» **THE EXERCISE**
Print the full listing exactly.

» **DATA PROVIDED**
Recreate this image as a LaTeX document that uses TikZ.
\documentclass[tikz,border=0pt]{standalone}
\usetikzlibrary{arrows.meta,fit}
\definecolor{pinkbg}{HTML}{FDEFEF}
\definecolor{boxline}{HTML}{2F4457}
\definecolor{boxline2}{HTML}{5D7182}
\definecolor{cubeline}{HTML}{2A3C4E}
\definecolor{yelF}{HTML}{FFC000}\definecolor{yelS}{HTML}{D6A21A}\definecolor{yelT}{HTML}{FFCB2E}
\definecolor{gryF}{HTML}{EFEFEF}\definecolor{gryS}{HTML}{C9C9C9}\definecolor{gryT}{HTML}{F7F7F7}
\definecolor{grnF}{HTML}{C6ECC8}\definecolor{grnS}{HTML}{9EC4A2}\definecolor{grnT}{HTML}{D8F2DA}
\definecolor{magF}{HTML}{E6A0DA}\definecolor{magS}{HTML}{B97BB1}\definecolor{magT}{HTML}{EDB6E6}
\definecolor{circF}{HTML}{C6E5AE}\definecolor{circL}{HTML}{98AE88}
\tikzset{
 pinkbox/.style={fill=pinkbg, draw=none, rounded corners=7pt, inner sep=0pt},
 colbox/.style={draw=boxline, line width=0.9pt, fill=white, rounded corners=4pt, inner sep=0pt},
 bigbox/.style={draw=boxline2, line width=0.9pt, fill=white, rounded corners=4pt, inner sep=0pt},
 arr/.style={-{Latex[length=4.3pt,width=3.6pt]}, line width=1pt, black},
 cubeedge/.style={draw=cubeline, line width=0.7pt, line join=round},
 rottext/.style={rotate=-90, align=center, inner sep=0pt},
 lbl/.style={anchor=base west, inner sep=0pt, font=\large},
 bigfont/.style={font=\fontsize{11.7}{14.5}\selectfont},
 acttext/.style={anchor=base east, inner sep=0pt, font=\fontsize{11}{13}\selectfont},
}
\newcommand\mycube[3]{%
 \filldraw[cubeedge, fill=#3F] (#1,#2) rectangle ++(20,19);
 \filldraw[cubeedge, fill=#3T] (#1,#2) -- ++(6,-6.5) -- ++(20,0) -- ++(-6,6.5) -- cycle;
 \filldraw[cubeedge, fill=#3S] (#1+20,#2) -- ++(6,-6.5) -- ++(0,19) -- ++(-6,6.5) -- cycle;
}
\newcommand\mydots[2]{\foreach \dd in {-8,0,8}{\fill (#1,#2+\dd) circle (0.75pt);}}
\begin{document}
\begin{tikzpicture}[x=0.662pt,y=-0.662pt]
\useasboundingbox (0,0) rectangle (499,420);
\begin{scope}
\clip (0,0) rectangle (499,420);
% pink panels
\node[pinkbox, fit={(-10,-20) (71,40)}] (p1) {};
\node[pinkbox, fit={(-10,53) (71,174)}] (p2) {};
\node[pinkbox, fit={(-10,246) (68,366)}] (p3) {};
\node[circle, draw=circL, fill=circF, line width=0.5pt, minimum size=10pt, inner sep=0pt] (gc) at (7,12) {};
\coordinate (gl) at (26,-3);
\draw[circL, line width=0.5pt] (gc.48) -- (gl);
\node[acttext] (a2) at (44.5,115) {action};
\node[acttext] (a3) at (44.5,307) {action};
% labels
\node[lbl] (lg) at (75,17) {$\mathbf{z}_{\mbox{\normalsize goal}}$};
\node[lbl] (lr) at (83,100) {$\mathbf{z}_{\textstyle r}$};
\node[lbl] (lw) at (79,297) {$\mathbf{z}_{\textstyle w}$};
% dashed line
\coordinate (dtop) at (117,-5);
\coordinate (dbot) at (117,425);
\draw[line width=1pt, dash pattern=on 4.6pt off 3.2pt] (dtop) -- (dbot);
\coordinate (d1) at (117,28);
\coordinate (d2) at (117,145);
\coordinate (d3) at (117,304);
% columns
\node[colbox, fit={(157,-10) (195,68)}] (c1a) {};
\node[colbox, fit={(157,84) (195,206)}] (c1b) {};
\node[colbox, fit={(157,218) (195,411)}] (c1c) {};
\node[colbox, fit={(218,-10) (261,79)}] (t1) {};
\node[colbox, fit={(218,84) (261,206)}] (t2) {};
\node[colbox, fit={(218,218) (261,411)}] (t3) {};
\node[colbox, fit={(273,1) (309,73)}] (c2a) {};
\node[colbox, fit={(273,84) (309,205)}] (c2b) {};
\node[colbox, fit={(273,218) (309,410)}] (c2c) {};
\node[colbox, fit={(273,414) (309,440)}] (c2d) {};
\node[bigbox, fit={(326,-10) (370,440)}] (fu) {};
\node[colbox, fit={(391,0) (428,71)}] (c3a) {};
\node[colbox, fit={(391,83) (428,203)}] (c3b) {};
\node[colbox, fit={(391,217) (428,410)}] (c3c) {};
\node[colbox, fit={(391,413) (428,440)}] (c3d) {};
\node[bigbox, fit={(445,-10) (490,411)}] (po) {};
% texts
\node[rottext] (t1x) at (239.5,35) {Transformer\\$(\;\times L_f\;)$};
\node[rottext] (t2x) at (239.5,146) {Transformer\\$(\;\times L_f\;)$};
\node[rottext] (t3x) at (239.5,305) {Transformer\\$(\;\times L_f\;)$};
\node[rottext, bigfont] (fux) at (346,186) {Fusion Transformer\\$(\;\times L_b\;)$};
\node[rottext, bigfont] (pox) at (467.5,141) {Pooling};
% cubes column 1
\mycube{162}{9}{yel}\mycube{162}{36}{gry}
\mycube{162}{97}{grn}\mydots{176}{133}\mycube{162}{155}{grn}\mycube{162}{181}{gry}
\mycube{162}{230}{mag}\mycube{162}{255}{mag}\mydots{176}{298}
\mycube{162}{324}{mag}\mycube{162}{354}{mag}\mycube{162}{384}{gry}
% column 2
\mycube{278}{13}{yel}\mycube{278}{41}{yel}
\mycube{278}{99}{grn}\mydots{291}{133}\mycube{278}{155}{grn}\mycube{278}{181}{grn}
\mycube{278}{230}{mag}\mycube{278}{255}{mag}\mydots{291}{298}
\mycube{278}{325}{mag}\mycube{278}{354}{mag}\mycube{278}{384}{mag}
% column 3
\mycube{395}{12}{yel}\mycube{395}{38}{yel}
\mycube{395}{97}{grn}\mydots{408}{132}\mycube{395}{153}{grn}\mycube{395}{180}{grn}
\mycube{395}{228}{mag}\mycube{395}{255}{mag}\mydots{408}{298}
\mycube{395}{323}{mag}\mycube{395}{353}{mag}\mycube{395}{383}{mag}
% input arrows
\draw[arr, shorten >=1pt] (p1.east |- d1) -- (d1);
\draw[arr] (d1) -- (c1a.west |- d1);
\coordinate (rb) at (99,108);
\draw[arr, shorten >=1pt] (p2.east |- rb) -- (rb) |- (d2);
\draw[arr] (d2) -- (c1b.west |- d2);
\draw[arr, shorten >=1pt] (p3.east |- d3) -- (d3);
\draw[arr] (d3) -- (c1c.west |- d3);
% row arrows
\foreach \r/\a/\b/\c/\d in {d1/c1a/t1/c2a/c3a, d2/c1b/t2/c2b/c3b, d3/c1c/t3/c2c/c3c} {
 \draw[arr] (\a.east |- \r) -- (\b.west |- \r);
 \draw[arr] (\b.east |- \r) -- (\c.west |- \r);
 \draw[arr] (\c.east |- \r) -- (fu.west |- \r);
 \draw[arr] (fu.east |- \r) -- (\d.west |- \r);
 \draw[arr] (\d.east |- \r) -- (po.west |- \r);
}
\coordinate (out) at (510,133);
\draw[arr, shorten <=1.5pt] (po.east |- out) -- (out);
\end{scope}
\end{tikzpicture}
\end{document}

» **TASK RESULT**
Recreate this image as a LaTeX document that uses TikZ.
\documentclass[tikz,border=0pt]{standalone}
\usetikzlibrary{arrows.meta,fit}
\definecolor{pinkbg}{HTML}{FDEFEF}
\definecolor{boxline}{HTML}{2F4457}
\definecolor{boxline2}{HTML}{5D7182}
\definecolor{cubeline}{HTML}{2A3C4E}
\definecolor{yelF}{HTML}{FFC000}\definecolor{yelS}{HTML}{D6A21A}\definecolor{yelT}{HTML}{FFCB2E}
\definecolor{gryF}{HTML}{EFEFEF}\definecolor{gryS}{HTML}{C9C9C9}\definecolor{gryT}{HTML}{F7F7F7}
\definecolor{grnF}{HTML}{C6ECC8}\definecolor{grnS}{HTML}{9EC4A2}\definecolor{grnT}{HTML}{D8F2DA}
\definecolor{magF}{HTML}{E6A0DA}\definecolor{magS}{HTML}{B97BB1}\definecolor{magT}{HTML}{EDB6E6}
\definecolor{circF}{HTML}{C6E5AE}\definecolor{circL}{HTML}{98AE88}
\tikzset{
 pinkbox/.style={fill=pinkbg, draw=none, rounded corners=7pt, inner sep=0pt},
 colbox/.style={draw=boxline, line width=0.9pt, fill=white, rounded corners=4pt, inner sep=0pt},
 bigbox/.style={draw=boxline2, line width=0.9pt, fill=white, rounded corners=4pt, inner sep=0pt},
 arr/.style={-{Latex[length=4.3pt,width=3.6pt]}, line width=1pt, black},
 cubeedge/.style={draw=cubeline, line width=0.7pt, line join=round},
 rottext/.style={rotate=-90, align=center, inner sep=0pt},
 lbl/.style={anchor=base west, inner sep=0pt, font=\large},
 bigfont/.style={font=\fontsize{11.7}{14.5}\selectfont},
 acttext/.style={anchor=base east, inner sep=0pt, font=\fontsize{11}{13}\selectfont},
}
\newcommand\mycube[3]{%
 \filldraw[cubeedge, fill=#3F] (#1,#2) rectangle ++(20,19);
 \filldraw[cubeedge, fill=#3T] (#1,#2) -- ++(6,-6.5) -- ++(20,0) -- ++(-6,6.5) -- cycle;
 \filldraw[cubeedge, fill=#3S] (#1+20,#2) -- ++(6,-6.5) -- ++(0,19) -- ++(-6,6.5) -- cycle;
}
\newcommand\mydots[2]{\foreach \dd in {-8,0,8}{\fill (#1,#2+\dd) circle (0.75pt);}}
\begin{document}
\begin{tikzpicture}[x=0.662pt,y=-0.662pt]
\useasboundingbox (0,0) rectangle (499,420);
\begin{scope}
\clip (0,0) rectangle (499,420);
% pink panels
\node[pinkbox, fit={(-10,-20) (71,40)}] (p1) {};
\node[pinkbox, fit={(-10,53) (71,174)}] (p2) {};
\node[pinkbox, fit={(-10,246) (68,366)}] (p3) {};
\node[circle, draw=circL, fill=circF, line width=0.5pt, minimum size=10pt, inner sep=0pt] (gc) at (7,12) {};
\coordinate (gl) at (26,-3);
\draw[circL, line width=0.5pt] (gc.48) -- (gl);
\node[acttext] (a2) at (44.5,115) {action};
\node[acttext] (a3) at (44.5,307) {action};
% labels
\node[lbl] (lg) at (75,17) {$\mathbf{z}_{\mbox{\normalsize goal}}$};
\node[lbl] (lr) at (83,100) {$\mathbf{z}_{\textstyle r}$};
\node[lbl] (lw) at (79,297) {$\mathbf{z}_{\textstyle w}$};
% dashed line
\coordinate (dtop) at (117,-5);
\coordinate (dbot) at (117,425);
\draw[line width=1pt, dash pattern=on 4.6pt off 3.2pt] (dtop) -- (dbot);
\coordinate (d1) at (117,28);
\coordinate (d2) at (117,145);
\coordinate (d3) at (117,304);
% columns
\node[colbox, fit={(157,-10) (195,68)}] (c1a) {};
\node[colbox, fit={(157,84) (195,206)}] (c1b) {};
\node[colbox, fit={(157,218) (195,411)}] (c1c) {};
\node[colbox, fit={(218,-10) (261,79)}] (t1) {};
\node[colbox, fit={(218,84) (261,206)}] (t2) {};
\node[colbox, fit={(218,218) (261,411)}] (t3) {};
\node[colbox, fit={(273,1) (309,73)}] (c2a) {};
\node[colbox, fit={(273,84) (309,205)}] (c2b) {};
\node[colbox, fit={(273,218) (309,410)}] (c2c) {};
\node[colbox, fit={(273,414) (309,440)}] (c2d) {};
\node[bigbox, fit={(326,-10) (370,440)}] (fu) {};
\node[colbox, fit={(391,0) (428,71)}] (c3a) {};
\node[colbox, fit={(391,83) (428,203)}] (c3b) {};
\node[colbox, fit={(391,217) (428,410)}] (c3c) {};
\node[colbox, fit={(391,413) (428,440)}] (c3d) {};
\node[bigbox, fit={(445,-10) (490,411)}] (po) {};
% texts
\node[rottext] (t1x) at (239.5,35) {Transformer\\$(\;\times L_f\;)$};
\node[rottext] (t2x) at (239.5,146) {Transformer\\$(\;\times L_f\;)$};
\node[rottext] (t3x) at (239.5,305) {Transformer\\$(\;\times L_f\;)$};
\node[rottext, bigfont] (fux) at (346,186) {Fusion Transformer\\$(\;\times L_b\;)$};
\node[rottext, bigfont] (pox) at (467.5,141) {Pooling};
% cubes column 1
\mycube{162}{9}{yel}\mycube{162}{36}{gry}
\mycube{162}{97}{grn}\mydots{176}{133}\mycube{162}{155}{grn}\mycube{162}{181}{gry}
\mycube{162}{230}{mag}\mycube{162}{255}{mag}\mydots{176}{298}
\mycube{162}{324}{mag}\mycube{162}{354}{mag}\mycube{162}{384}{gry}
% column 2
\mycube{278}{13}{yel}\mycube{278}{41}{yel}
\mycube{278}{99}{grn}\mydots{291}{133}\mycube{278}{155}{grn}\mycube{278}{181}{grn}
\mycube{278}{230}{mag}\mycube{278}{255}{mag}\mydots{291}{298}
\mycube{278}{325}{mag}\mycube{278}{354}{mag}\mycube{278}{384}{mag}
% column 3
\mycube{395}{12}{yel}\mycube{395}{38}{yel}
\mycube{395}{97}{grn}\mydots{408}{132}\mycube{395}{153}{grn}\mycube{395}{180}{grn}
\mycube{395}{228}{mag}\mycube{395}{255}{mag}\mydots{408}{298}
\mycube{395}{323}{mag}\mycube{395}{353}{mag}\mycube{395}{383}{mag}
% input arrows
\draw[arr, shorten >=1pt] (p1.east |- d1) -- (d1);
\draw[arr] (d1) -- (c1a.west |- d1);
\coordinate (rb) at (99,108);
\draw[arr, shorten >=1pt] (p2.east |- rb) -- (rb) |- (d2);
\draw[arr] (d2) -- (c1b.west |- d2);
\draw[arr, shorten >=1pt] (p3.east |- d3) -- (d3);
\draw[arr] (d3) -- (c1c.west |- d3);
% row arrows
\foreach \r/\a/\b/\c/\d in {d1/c1a/t1/c2a/c3a, d2/c1b/t2/c2b/c3b, d3/c1c/t3/c2c/c3c} {
 \draw[arr] (\a.east |- \r) -- (\b.west |- \r);
 \draw[arr] (\b.east |- \r) -- (\c.west |- \r);
 \draw[arr] (\c.east |- \r) -- (fu.west |- \r);
 \draw[arr] (fu.east |- \r) -- (\d.west |- \r);
 \draw[arr] (\d.east |- \r) -- (po.west |- \r);
}
\coordinate (out) at (510,133);
\draw[arr, shorten <=1.5pt] (po.east |- out) -- (out);
\end{scope}
\end{tikzpicture}
\end{document}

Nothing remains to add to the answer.